Я на секунду задумываюсь, потом меня пронзает, словно молнией.
– Стипендия. В этой школе есть стипендия. Но ведь…
И детективы снова переглядываются. Теперь начинает говорить сержант Лабинджо:
– Мы хотим, чтобы вы взглянули кое на что, может быть, вы узнаете это.
Она лезет в черный портфель, который стоит у ее ног, и достает оттуда прозрачный пластиковый пакет с чем-то маленьким внутри. Я немедленно узнаю его содержимое, которое полиция явно намеревается использовать в качестве улики в суде, и подавляю истеричный всхлип. Лабинджо надевает одноразовые перчатки. Она лезет в пластиковый пакет, достает предмет и показывает его мне.

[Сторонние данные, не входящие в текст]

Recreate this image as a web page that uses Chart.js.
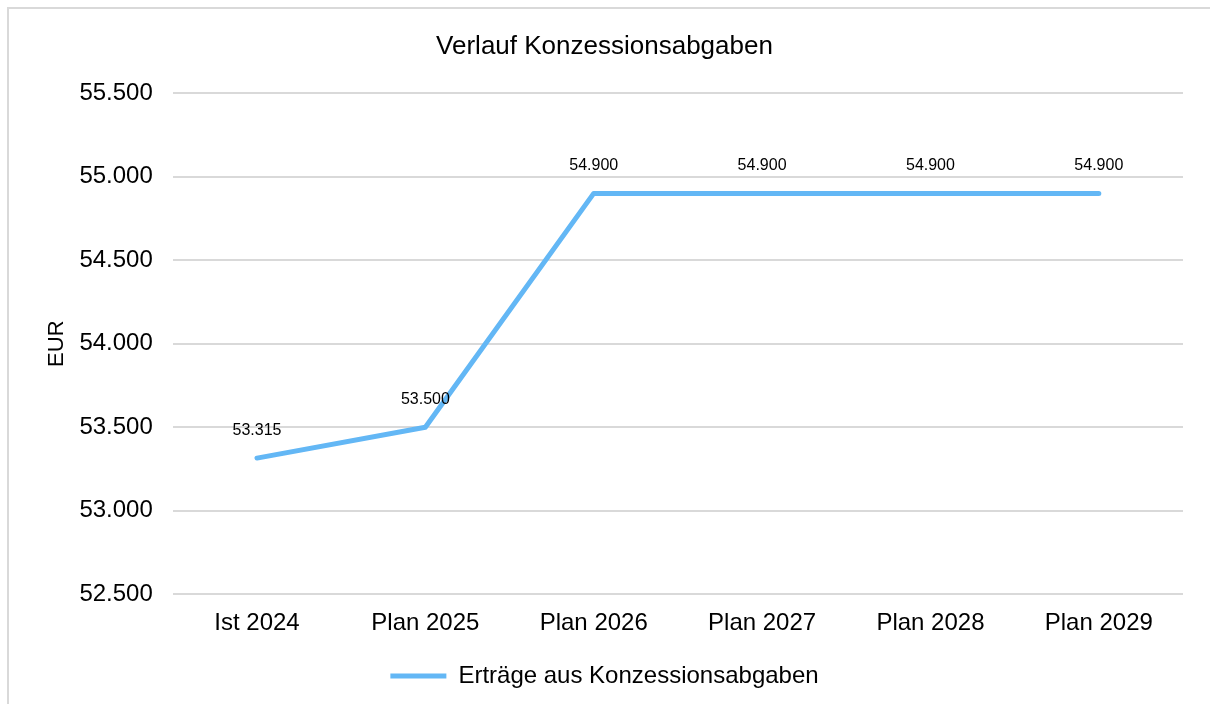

Это мягкая игрушка. Маленькая мягкая игрушка. Вязаный зайчик, одетый в зеленую жилетку и черные брючки, с английской булавкой в ухе. Игрушка, которую Зора сделала для Робин много лет назад и с которой та никогда не расставалась. Я вскакиваю и пытаюсь выхватить его из чужих рук, но детектив убирает улику обратно в пакет подальше от меня.
– Вы узнаете это? – спрашивает она меня.
Я все еще пытаюсь добраться до него.
– Пожалуйста, не прикасайтесь к этому. Это может быть очень важной уликой на суде.
Я покачнулась на месте. Я чувствую чьи-то руки на своих плечах, направляющие меня назад к дивану, и тянущие меня вниз, чтобы я села. Это заботливые руки Зоры.
– Да, – отвечаю я. – Да, я узнаю его. Это зайчик Робин. Где вы его нашли?
Еще одна долгая пауза. Детективы снова переглядываются. Я вся трясусь от нервной дрожи, в комнате витает напряжения.
– Мы обнаружили это в машине Джулии, – говорит Хьюз. – Прямо под передним сиденьем. Может быть такое, что Робин носила его с собой, скажем, в кармане?
– Да, – говорю я. – Она постоянно носила его с собой.
– Мы предполагаем, что он каким-то образом выпал, и никто его не заметил.
– А где же сама Робин? – спрашиваю я очень тихо.
– Мы пока что не знаем, – отвечает детектив. – Но я обещаю вам, что в ближайшее время мы обязательно это выясним.